Ho was an essential provider of public goods as a Fellow of the Econometric Society, a research associate of the NBER, a co-editor of Econometrica, an editor of the RAND Journal of Economics, and a co-editor of the American Economic Journal: Economic Policy. In 2006, Ho received the Richard Stone Prize in Applied Econometrics for her paper, “The Welfare Effects of Restricted Hospital Choice in the US Medical Care Market.” International Health Economics Association (iHEA) awarded Ho the Arrow Award for Best Health Economics Paper in 2010 for her paper “Insurer-Provider Networks in the Medical Care Market.” She received the Frisch Medal in 2020, awarded to the authors of an outstanding paper published in Econometrica, for her paper titled “Insurer Competition in Health Care Markets.”

Ho earned her undergraduate degree in mathematics from Cambridge University and her Ph.D. in business economics from Harvard University. Prior to her career in academia, Ho served as Chief of Staff to the Minister of State for Health for the UK Government Department of Health.

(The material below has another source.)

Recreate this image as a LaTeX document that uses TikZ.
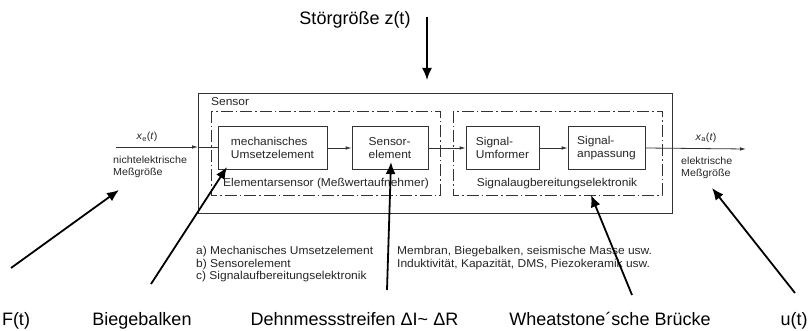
\documentclass[tikz,border=0pt]{standalone}
\usepackage{fontspec}
\setmainfont{Liberation Sans}
\newfontfamily\scanfont[FakeStretch=1.05]{Liberation Sans}
\usetikzlibrary{arrows.meta}
\begin{document}
\begin{tikzpicture}[x=1pt,y=-1pt,
  small/.style={font=\scanfont\fontsize{11.4}{12.5}\selectfont, text=black!85, inner sep=0pt},
  side/.style={font=\scanfont\fontsize{10.2}{12}\selectfont, text=black!85, inner sep=0pt},
  big/.style={font=\fontsize{18}{21}\selectfont, inner sep=0pt},
  blk/.style={draw=black!80, line width=0.8pt, minimum height=43pt, inner sep=0pt, align=left, font=\scanfont\fontsize{11.4}{13}\selectfont, text=black!85},
  dashbox/.style={draw=black!80, line width=0.8pt, dash pattern=on 12pt off 3pt on 1.5pt off 3pt},
  sig/.style={draw=black!80, line width=0.8pt, -{Latex[length=6pt,width=3.5pt]}},
  ptr/.style={draw=black, line width=1.8pt, -{Latex[length=12pt,width=10pt]}}
]
\useasboundingbox (0,0) rectangle (809,331);
\fill[white] (0,0) rectangle (809,331);

% boxes
\draw[draw=black!80, line width=0.8pt] (198,93) rectangle (672,213);
\node[small, anchor=base west] (sensorlbl) at (211,105.5) {Sensor};
\draw[dashbox] (211,111) rectangle (440,195);
\draw[dashbox] (453,111) rectangle (662,195);

\node[blk, minimum width=109pt] (mech) at (272.5,148) {mechanisches\\Umsetzelement};
\node[blk, minimum width=76pt] (sens) at (390,148) {Sensor-\\element};
\node[blk, minimum width=73pt] (umf) at (502.5,148) {Signal-\\Umformer};
\node[blk, minimum width=77pt] (anp) at (606.5,148) {Signal-\\anpassung};

\node[small, anchor=base] (elemlbl) at (326,187) {Elementarsensor (Meßwertaufnehmer)};
\node[small, anchor=base] (siglbl) at (557,187) {Signalaugbereitungselektronik};

% signal path
\coordinate (xin) at (116,147);
\coordinate (xinb) at (198,147);
\coordinate (xout) at (746,149);
\draw[sig] (xin) -- (xinb);
\draw[draw=black!80, line width=0.8pt] (xinb) -- (mech.west |- xinb);
\draw[sig] (mech.east) -- (sens.west);
\draw[sig] (sens.east) -- (umf.west);
\draw[sig] (umf.east) -- (anp.west);
\draw[sig] (anp.east) -- (xout);

\node[side] (xe) at (147,137) {\textit{x}\textsubscript{e}(\textit{t})};
\node[side, anchor=north west, align=left] (nel) at (113,156) {nichtelektrische\\Meßgröße};
\node[side] (xa) at (706,137.5) {\textit{x}\textsubscript{a}(\textit{t})};
\node[side, anchor=north west, align=left] (el) at (681,156.5) {elektrische\\Meßgröße};

% list
\node[small, anchor=north west, align=left] (list1) at (196,246.5) {a)\ Mechanisches Umsetzelement\\b)\ Sensorelement\\c)\ Signalaufbereitungselektronik};
\node[small, anchor=north west, align=left] (list2) at (397,246.5) {Membran, Biegebalken, seismische Masse usw.\\Induktivität, Kapazität, DMS, Piezokeramik usw.};

% top disturbance
\node[big, anchor=base] (z) at (355,25) {Störgröße z(t)};
\coordinate (za) at (427,17);
\coordinate (zb) at (427,80);
\draw[ptr] (za) -- (zb);

% bottom labels
\node[big, anchor=base] (F) at (16,326) {F(t)};
\node[big, anchor=base] (bieg) at (142,326) {Biegebalken};
\node[big, anchor=base] (dms) at (354.5,326) {Dehnmessstreifen ΔI\textasciitilde\ ΔR};
\node[big, anchor=base] (wh) at (610,326) {Wheatstone´sche Brücke};
\node[big, anchor=base] (u) at (794,326) {u(t)};

% pointer arrows
\coordinate (Fa) at (11,268);  \coordinate (Fb) at (119,190);
\coordinate (Ba) at (151,284); \coordinate (Bb) at (227,167);
\coordinate (Da) at (387,290); \coordinate (Db) at (391,162);
\coordinate (Wa) at (632,295); \coordinate (Wb) at (591,195);
\coordinate (Ua) at (795,293); \coordinate (Ub) at (712,188);
\draw[ptr] (Fa) -- (Fb);
\draw[ptr] (Ba) -- (Bb);
\draw[ptr] (Da) -- (Db);
\draw[ptr] (Wa) -- (Wb);
\draw[ptr] (Ua) -- (Ub);
\end{tikzpicture}
\end{document}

Ho was an exemplary scholar, a devoted teacher, and a tremendous adviser—generous with her time and always willing to listen and offer advice. In 2023, Ho received the Economics Department’s Best Advisor Award from graduate students and the Rosen Prize for undergraduate teaching. Her mentorship of students and junior faculty will have a lasting impact on the field, as will her contributions to the research community. She will be deeply missed.